While technology’s impact to business and manufacturing have dominated most conversations, Industrial Revolution 4.0 (IR 4.0) is also making its mark in the world of design, shifting the roles and competencies of designers to mean more than just layouts and logos. The emergence of new and easily available technologies has blurred the lines between the various facets of design and is leading to the emergence of previously unchartered careers.

Dr Jane Lim, Chief Executive of INTI International College Subang (left) presenting a token of appreciation to Aileen Abdul Malik, Interior Design Manager of IKEA Damansara (right).

These new prospects are growing in popularity among Malaysia’s creative young talents who are looking for opportunities to combine their technical skills and knowledge with their passion for art and design, and will undoubtedly bring to the table a new wave of ideas and inventions .

In nurturing these budding designers for the 21st century, the INTI Centre of Art & Design (ICAD) and INTI’s Career Services recently organised two boot camps with global and local design leaders IKEA and Naga DDB Tribal for students from INTI’s interior design and graphic design programmes respectively.

Aimed at creating opportunities for students to connect with industry leaders personally and gain practical insights into workplace trends and expectations, the boot camps were launched by Dr Jane Lim, Chief Executive of INTI International College Subang, and welcomed Aileen Abdul Malik, Interior Design Manager of IKEA Damansara and Clarence Koh, Chief Operating Officer of Naga DDB Tribal.

“Over the last two years, INTI has leveraged boot camps to welcome senior leaders to campus as part of our practical teaching endeavours. Leveraging small group settings, students gain insights into the expectations of the workplace directly from seasoned professionals in their field,” said Dr Jane.
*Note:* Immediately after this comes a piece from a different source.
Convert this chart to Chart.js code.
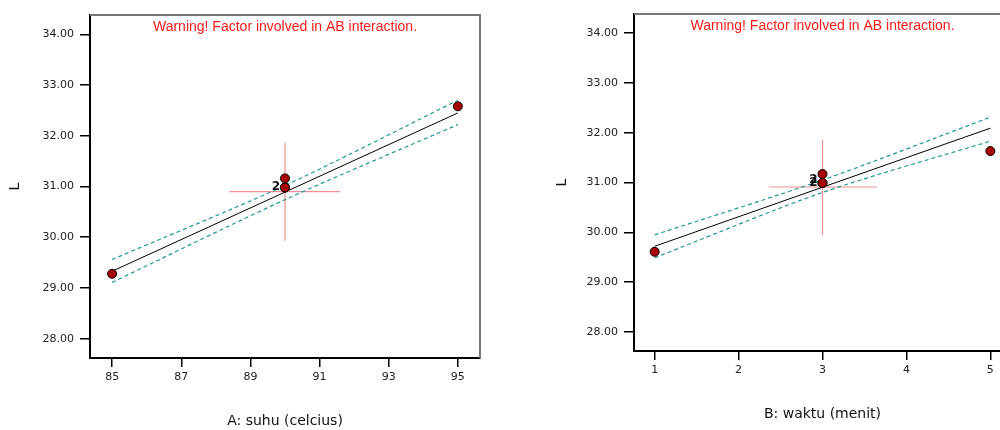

“In addition to sharing sessions by industry leaders, boot camps also provide students with an avenue to express their ideas through case studies. Through working on actual industry issues, students put their competencies such as problem solving and creativity to the test, and simultaneously receive feedback from these leaders,” Dr Jane added.

Dr Jane Lim (seated, fourth from left) and Aileen Abdul Malik, Interior Design Manager of IKEA Damansara (seated, fifth from left) posing with INTI students during INTI’s interior design boot camp.
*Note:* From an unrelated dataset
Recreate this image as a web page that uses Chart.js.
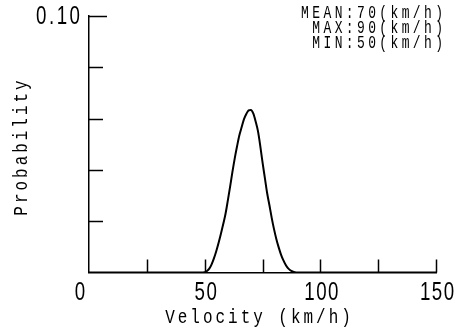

A seasoned interior designer with over 15 years of experience, Aileen Abdul Malik shared her expertise on how IKEA approach interior design. During her session, she emphasised the importance of locally relevant design, how to create mood boards, and how to plan functional bubbles for various family dynamics in all areas of the home.
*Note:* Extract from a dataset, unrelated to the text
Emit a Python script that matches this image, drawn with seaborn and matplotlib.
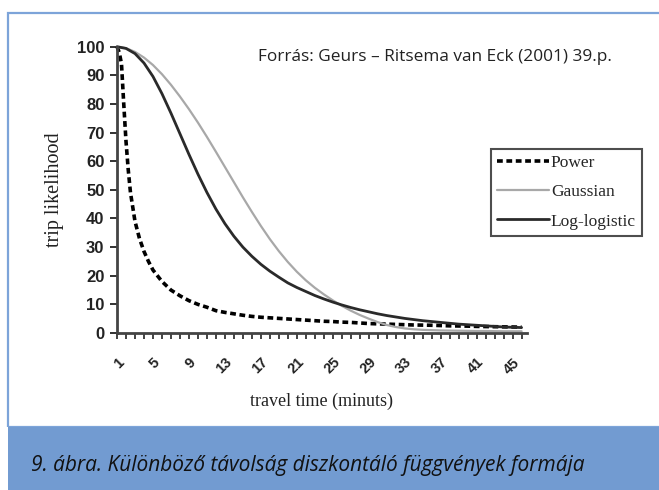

Aileen explained, “Interior designers must be in touch with the life at home for various types of families, and planning and designing should be based on the activities, needs and solutions within the public and private spaces of a home. The needs of a newly-wedded couple would be different from those with young children, or even adult-children who live with their aging parents.”

Leading the boot camp for graphic design students on the same day, Clarence Koh, along with Rachel Hoo and Candice Chhoa from Naga DDB Tribal’s creative team, emphasized the importance of collaboration, idea-sharing, problem solving, and leveraging technological innovations. For their case study, students were tasked to enhance Kentucky Fried Chicken (KFC)’s Raya celebration brand campaign with their very own concepts and ideas.

Working alongside the students and listening to their presentations at the end of the event, Koh expressed his amazement at the students’ openness towards receiving criticisms and managing rejections during the presentation session. He applauded their positive attitude to accept and learn from their mistakes, and commended them for their efforts in preparing for their career pathways, which he believed they were ready to excel in.

Dr Jane concludes, “Invaluable experiences such as these help shape the ideas and understanding of our students beyond classroom learning. We are truly grateful to our partners for taking the time to be a part of the learning journey. With industry playing an active part in the education process, we not only provide knowledge but also help young talents discover their passion and true potential for the opportunities awaiting them tomorrow.”